Like-Kind Exchange of Power Plants Ends Up in Court

Like-Kind Exchange of Power Plants Ends Up in Court

February 01, 2014

A like-kind exchange is being litigated.

A predecessor company of Exelon reinvested the proceeds from sales of two power plants in Illinois in three other power plants in Texas and Georgia in what the company treated as a “like-kind exchange.”

The IRS disagreed, and the issues are now in front of the US Tax Court. Exelon filed a petition in January. The IRS says the company owes $517.4 million on the transaction, plus another $6.6 million for the next tax year after the sale.

Ordinarily, anyone selling a project can defer taxes on the gain from sale by using a bank as a “qualified intermediary” to reinvest the sales proceeds in similar property. The proceeds are paid to the bank. The seller then has 45 days to let the bank know where it wants the money reinvested. The reinvestment must be completed within 180 days or, if earlier, the due date for the tax return for the year in which the original projects were sold (including extensions).

The replacement power plant can be a new power plant that the seller is building.

An Exelon subsidiary, Commonwealth Edison, agreed in March 1999 to sell Edison Mission Energy seven base-load power plants and five peaking units as part of utility deregulation in Illinois. Commonwealth Edison was a subsidiary at the time of Unicorn Corporation. Exelon was formed in a merger of Unicorn and PECO Energy Company in October 2000.

Two of the plants were ultimately sold to Edison Mission Energy on December 15, 1999 in a deferred like-kind exchange using State Street Bank as the qualified intermediary. The two plants were Powerton and Collins.

Powerton is a 1,538-megawatt coal-fired power plant in Pekin, Illinois. It sold for $930 million. Collins was 2,698 megawatts and had a dual capacity to run on gas or oil. Mission paid $830 million for it. (The Collins plant shut down in 2004.)

Exelon told State Street on January 28, 2000 where it wanted the sales proceeds reinvested. It directed the bank to reinvest $725 million in unit 1 of the J.K. Spruce power station in San Antonio, Texas. The plant was owned by the local municipal utility, the City Public Service Board known as “CPS,” and it entered commercial service in December 1992. The transaction closed on June 2, within the 180-day period.
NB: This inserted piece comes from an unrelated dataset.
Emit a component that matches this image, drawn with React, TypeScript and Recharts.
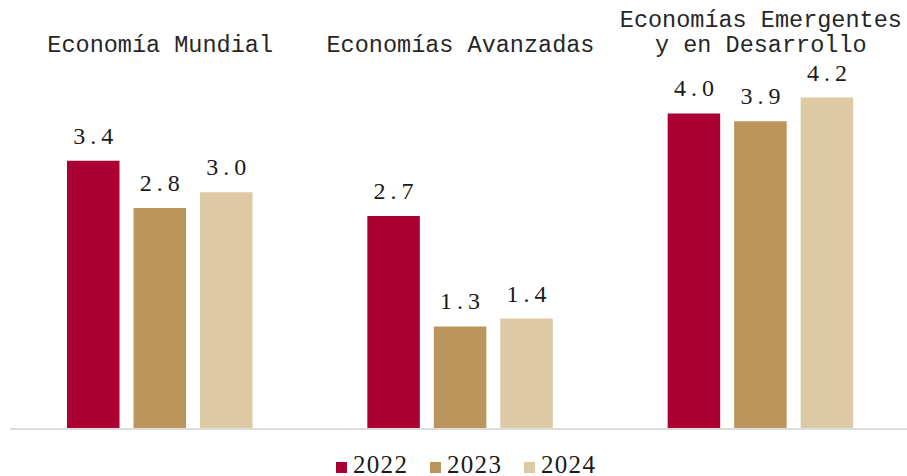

Exelon directed the bank to spend another $870 million to purchase a 15.1% undivided interest in units 1 and 2 of the Wansley power station and a 30.2% undivided interest in units 1 and 2 of the four-unit Scherer power station from the Municipal Electric Authority of Georgia or “MEAG.” The Wansley units were completed in 1976 and 1978. All four Scherer units were completed between 1982 and 1986. The Georgia sales closed on June 9.

Both the Texas and Georgia transactions were structured as SILOs. The IRS does not view SILOs as real purchases. Congress effectively shut down their use (as well as cross-border leases called LILOs) in 2004. The IRS issued a notice in 2005 indicating that it considers SILOs a form of tax shelter called a “listed transaction.” It had listed LILOs earlier. The government has won all six litigated LILO and SILO cases to date. A seventh case had a 10-day trial before the US Court of Federal Claims, but the court has not yet released a decision. The facts of the Exelon case may differ materially from those in the other cases.

Rather than buy interests in the power plants outright, an Exelon subsidiary entered into sale-leasebacks with the two municipal utilities. The subsidiary was the lessor. CPS leased back its project for 31.75 years and has an option to repurchase the project at the end of the lease for 101.2% of the amount Exelon paid for the plant. If CPS fails to purchase, then Exelon can require it to find a power contract or a tolling agreement for Exelon with a third party for a term of 9.58 years. CPS paid the Exelon lessor 76.9% of the purchase price for the plant as advance rent six months after the lease started. The advance rent is being treated as a “section 467 loan” and reported by Exelon as income over the lease term.

MEAG leased back the Wansley units for 27.75 years and the Scherer units for 30.25 years. It has purchase options to buy back Wansley for 83.4% and Scherer for 88.8% of the original purchase price. If it fails to repurchase, then Exelon can require it to find third parties willing to enter into power contracts or tolling agreements for another 8.1 (Wansley) or 8.7 (Scherer) years. MEAG made an advance rent payment six months after the lease started of 77.7% of the original purchase price for Wansley and 111.1% of the original purchase price for Scherer.

New cases filed with the US Tax Court usually take 23 to 50 months to reach a decision.